Cette distance par rapport au sujet l’installait dans une position plus confortable pour se lancer dans l’écriture du récit.

«Je ne connais pas assez le milieu de l’humour pour avoir le nez trop collé dessus et en saisir toutes les nuances mais je le connais quand même assez pour avoir l’impression de comprendre un peu. Je suis dans la position où, un peu comme un journaliste, j’imagine, tu as l’impression de creuser un beat depuis assez longtemps pour bien connaître le sujet sans être dedans.»

Jean-Philippe Baril Guérard

Il a bien eu des réactions négatives mais elles sont venues d’ailleurs.

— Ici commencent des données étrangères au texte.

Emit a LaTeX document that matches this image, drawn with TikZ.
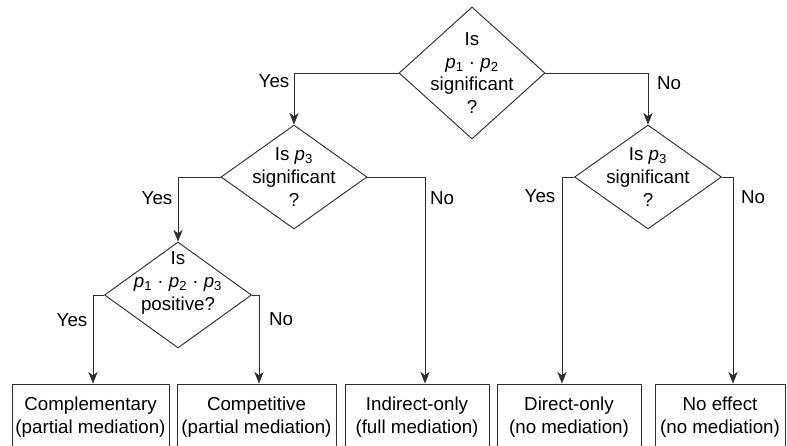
\documentclass[tikz,border=0pt]{standalone}
\usepackage{fontspec}
\setmainfont{Liberation Sans}
\usetikzlibrary{shapes.geometric,arrows.meta}
\definecolor{lngray}{HTML}{2E2E2E}
\newcommand{\pxu}{0.03cm}
\newcommand{\pv}[1]{\textit{p}\textsubscript{#1}}

\begin{document}
\begin{tikzpicture}[x=0.03cm, y=-0.03cm, font=\fontsize{16}{19.5}\selectfont,
  quest/.style={diamond, draw=lngray, line width=0.8pt, inner sep=0pt, minimum width=146*\pxu, minimum height=104*\pxu},
  qtext/.style={align=center, inner sep=0pt},
  outcome/.style={draw=lngray, line width=0.8pt, align=center, inner sep=1pt, minimum height=66*\pxu},
  flow/.style={draw=lngray, line width=0.8pt, -{Stealth[length=10pt, width=8pt, inset=3pt]}},
  ans/.style={inner sep=0pt}]
  \useasboundingbox (0,0) rectangle (787,445);
  \clip (0,0) rectangle (787,445);

  % questions
  \node[quest, minimum height=132*\pxu] (d1) at (472,73) {};
  \node[qtext] (t1) at (d1) {Is\\\pv{1} · \pv{2}\\significant\\?};
  \node[quest] (d2) at (294,177) {};
  \node[qtext] (t2) at (d2) {Is \pv{3}\\significant\\?};
  \node[quest, minimum width=147*\pxu, minimum height=106*\pxu] (d3) at (178,295) {};
  \node[qtext] (t3) at ([yshift=12*\pxu]d3) {Is\\\pv{1} · \pv{2} · \pv{3}\\positive?};
  \node[quest, minimum width=147*\pxu] (d4) at (648,177) {};
  \node[qtext] (t4) at (d4) {Is \pv{3}\\significant\\?};

  % outcomes
  \node[outcome, minimum width=157*\pxu] (b1) at (90.5,417) {Complementary\\(partial mediation)};
  \node[outcome, minimum width=159*\pxu] (b2) at (256.5,417) {Competitive\\(partial mediation)};
  \node[outcome, minimum width=144*\pxu] (b3) at (417,417) {Indirect-only\\(full mediation)};
  \node[outcome, minimum width=144*\pxu] (b4) at (569,417) {Direct-only\\(no mediation)};
  \node[outcome, minimum width=130*\pxu] (b5) at (720,417) {No effect\\(no mediation)};

  \draw[flow] (d1.west) -| (d2.north);
  \draw[flow] (d1.east) -| (d4.north);
  \draw[flow] (d2.west) -| (d3.north);
  \draw[flow] (d2.east) -| ([xshift=8*\pxu]b3.north);
  \draw[flow] (d3.west) -| ([xshift=2.5*\pxu]b1.north);
  \draw[flow] (d3.east) -| ([xshift=2.5*\pxu]b2.north);
  \draw[flow] (d4.west) -| ([xshift=-7*\pxu]b4.north);
  \draw[flow] (d4.east) -| ([xshift=13*\pxu]b5.north);

  % answers
  \node[ans] (y1) at (274,81) {Yes};
  \node[ans] (n1) at (669,83) {No};
  \node[ans] (y2) at (157,198) {Yes};
  \node[ans] (n2) at (442,198) {No};
  \node[ans] (y3) at (72,320) {Yes};
  \node[ans] (n3) at (281,319) {No};
  \node[ans] (y4) at (540,196) {Yes};
  \node[ans] (n4) at (753,197) {No};
\end{tikzpicture}
\end{document}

«Les pires réactions que j’ai eues ce sont des gens du milieu littéraire qui trouvaient que le livre avait trop d’exposure pour la qualité qu’il a. C’est une opinion. Je suis d’accord que l’attention que le livre a eue n’est pas proportionnelle à sa qualité artistique», lance sans amertume le Plessisvillois d’origine.



L’idée de la narratrice

Si toutes les réactions positives qu’il reçoit permettent de croire que l’auteur a visé dans le mile sur le fond, il a également fait des choix sur la forme qui amène une autre dimension à son histoire notamment en utilisant une narration à la deuxième personne et au futur. «C’est le genre d’idée qui peut être une fausse bonne idée», rigole celui qui avoue se poser la question à chacun des livres.

«Parfois, l’histoire est aussi importante que comment on la raconte.»

«La narration par Laurie (une script-éditrice de talent qui dévoilera au personnage principal, Raphaël, ce qui l’attend dans l’avenir s’il l’embrasse) donne un autre edge au récit et qui n’est pas simplement l’histoire de Raphaël. Ça change complètement le regard qu’on a et ça permet d’aller chercher une certaine profondeur émotionnelle qui est différente dans certaines scènes parce que le regard change, expose-t-il. Il y avait une ironie que j’essayais de développer puisque le personnage qui parle tout le long, c’est le personnage auquel on n’accorde pas de parole finalement. Elle raconte l’histoire mais son opinion, comment elle se sent, Raphaël ne lui donne pas l’espace pour l’exprimer. Je voulais créer un double jeu avec ça.»

Chose certaine, l’auteur a mis la barre haut pour son prochain ouvrage qui viendra avec un peu plus de stress conclut-il.